Y a-t-il quelque trait commun entre ces deux individualismes : l’individualisme uniciste et l’individualisme aristocratique ? On peut, ce semble, en trouver quelques-uns. D’abord l’individualisme uni-ciste est déjà virtuellement un effort vers une affirmation plus intense et plus complète de soi. L’Unique aspire à se distinguer des autres et à primer les autres ; il aspire à plus d’indépendance et de puissance ; il revendique sa « différence » comme un gage de supériorité et un principe d’aristocratisation.

Un autre trait commun à l’individualisme uniciste et à l’individualisme aristocratique est un antichristianisme et un immoralisme déclaré ou latent.
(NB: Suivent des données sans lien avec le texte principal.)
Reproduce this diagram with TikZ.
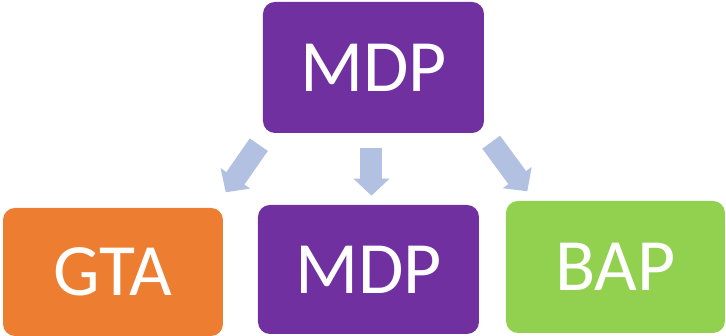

Pour la conscience moderne, antichristianisme et immoralisme se confondent ou à peu près, Les deux idées de christianisme et de morale ne sont pas dissociées. Peut-être ne le seront-elles jamais. Notre morale moderne, même quand elle s’intitule rationaliste et scientifique, n’est pas autre chose qu’un prolongement de la morale chrétienne, une transposition de la morale chrétienne, une théorie seulement modifiée et rajeunie des valeurs morales chrétiennes : sacrifice de l’individualité, égalité des hommes, effacement de l’individu devant la communauté ; soumission à l’autorité, autrefois l’autorité religieuse ; maintenant l’autorité sociale, le point d’aboutissement logique de cette morale est un mysticisme social, une religiosité sociale qui divinise la société et invite l’individu à s’incliner devant elle comme devant le moderne Jéhovah. À ce mysticisme social, l’individualisme, soit uniciste, soit aristocratique, oppose son athéisme social, son impiété sociologique, son irrespect des idoles sociales : irrespect fondé sur un sentiment profond de l’individualité. sur la volonté de sauvegarder les valeurs individuelles : énergie, indépendance, orgueil et noblesse personnels et de les défendre contre les prétentions de plus en plus envahissantes de la morale de groupe119.
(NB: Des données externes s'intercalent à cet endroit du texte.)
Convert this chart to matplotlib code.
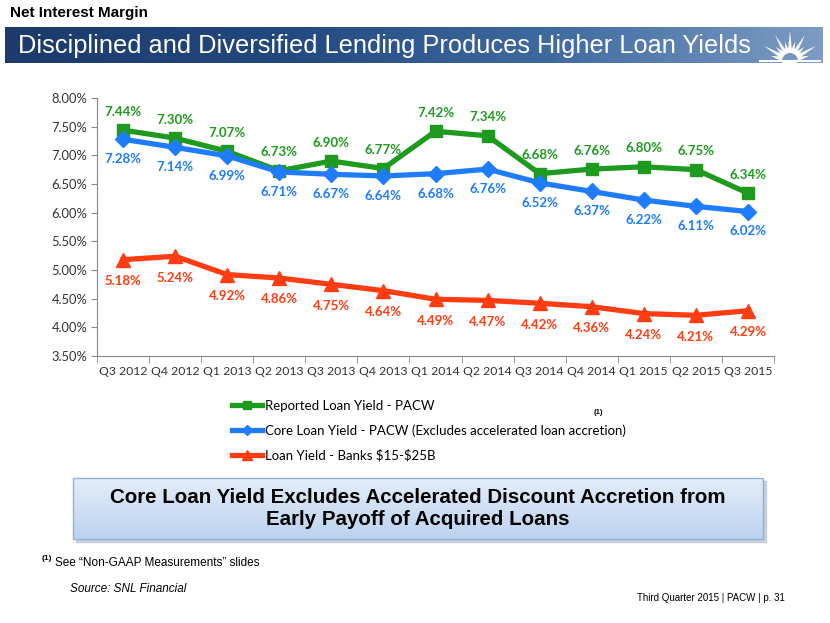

C’est pourquoi au fond de l’un et de l’autre individualisme on retrouve le même sentiment d’une antinomie entre l’individu et la société. Dans l’individualisme uniciste, cette idée est évidente. L’individu naît et demeure l’ennemi de la société. L’individualisme aristocratique semble compatible au premier abord avec le souci d’une culture humaine et d’une civilisation progressive. Mais l’antinomie entre l’individu et la société ne tarde pas à se faire jour. La sociabilité supérieure rêvée par l’aristocrate contraste trop avec la société réelle, toujours grégaire, inintelligemment conformiste, ennemie des supériorités et amoureuse de la médiocrité. En face du surhomme et contre lui, la société représente un principe de stagnation et de résistance. Elle s’oppose de toutes ses forces au novateur qui froisse ses sentiments, ses habitudes, ses préjugés, qui alarme ses intérêts. Le plus souvent les individualités supérieures sont sacrifiées aux médiocrités de la vie sociale qui les entoure. L’homme supérieur, d’ailleurs, ne travaille pas pour la société qu’il juge souvent peu intéressante, mais pour le surhumain, c’est-à-dire pour son surhumain à lui, pour son idéal personnel de grandeur. L’homme supérieur ne peut pas ne pas souffrir de ce conflit entre ses aspirations et son milieu et finalement, quelles que soient sa force et sa supériorité, il succombe dans la lutte. L’individualisme aristocratique s’achève logiquement par le pessimisme social, par le sentiment d’un conflit où l’individualité supérieure est fatalement vaincue.